There's room for healthy skepticism (if not high anxiety). Following are 10 nonpartisan reasons why any rational, objective person might distrust Trump:
1. Trump is a real estate developer.
2. Trump is in professional wrestling's hall of fame. In 2007, Trump and WWE CEO Vince McMahon co-starred in The Battle of the Billionaires," with Trump executing a clothesline takedown of McMahon at ringside, and later being knocked unconscious inside the ring by the beer-swilling Bionic Redneck. (Check out the video.)
3. The KKK loves Trump.
4. Vladimir Putin loves Trump.
5. Trump is unethical. His business connections remain hidden from public view, buried in unreleased tax returns. Trump's children will run the empire and they won't ever discuss business operations with dad, avoiding any conflicts of interest. And pink unicorns will fart rainbows over all of America.

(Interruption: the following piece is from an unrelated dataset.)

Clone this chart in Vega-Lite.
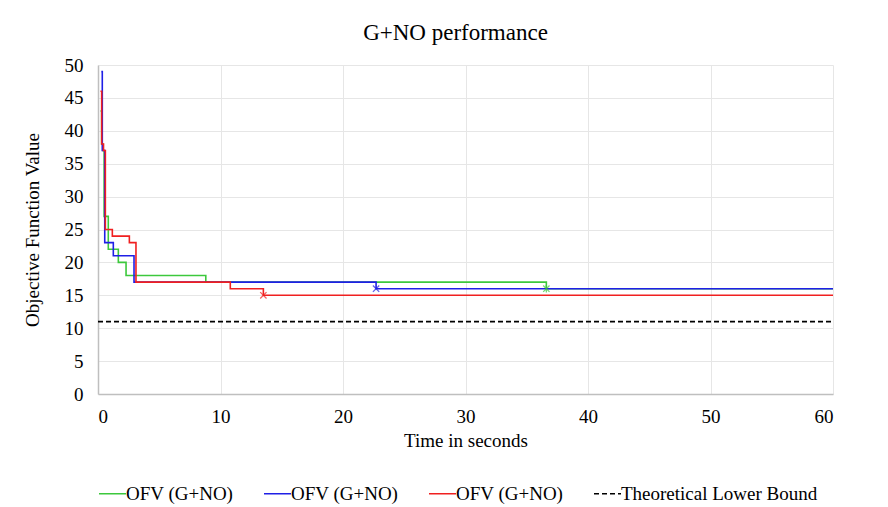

6. Trump is clueless about the job. Worse: He shows no desire to learn.
7. Team Trump: Mad dogs and billionaires.
8. Trump is authoritarian. His "movement" satisfies most criteria for fascism.
9. Trump tweets at 3 a.m.
10. Trump is orange. I worry about the hours Donald spends in the tanning bed. Soaking up radiation can't be good for 70-year-old skin. Could he be damaging his chromosomes? Mutating himself? Is Trump even from our planet? Maybe we should demand to see a birth certificate.
— Marty Rush
Money for nuthin'
Do you know how somebody looks who has just hit the jackpot on a slot machine?
I just watched Brian Moynihan, chairman and CEO of America's second-largest bank, gloating to Charlie Rose about how he has already made tens of millions of dollars off the election, because Bank of America stock is up 34 percent just on rumors of deregulation.
Moynihan explained how this will give the wealthy bankers and investor class even more profits from the interest on the gazillions in consumer debt the bank already holds, when everybody's credit-card payments can be raised correspondingly next year — like money for nothing.
Then Moynihan started talking about how working-class Americans will have to "recondition to be content with the kind of lower-paying jobs that are actually going to be available" when competing with starving people in the global labor-market.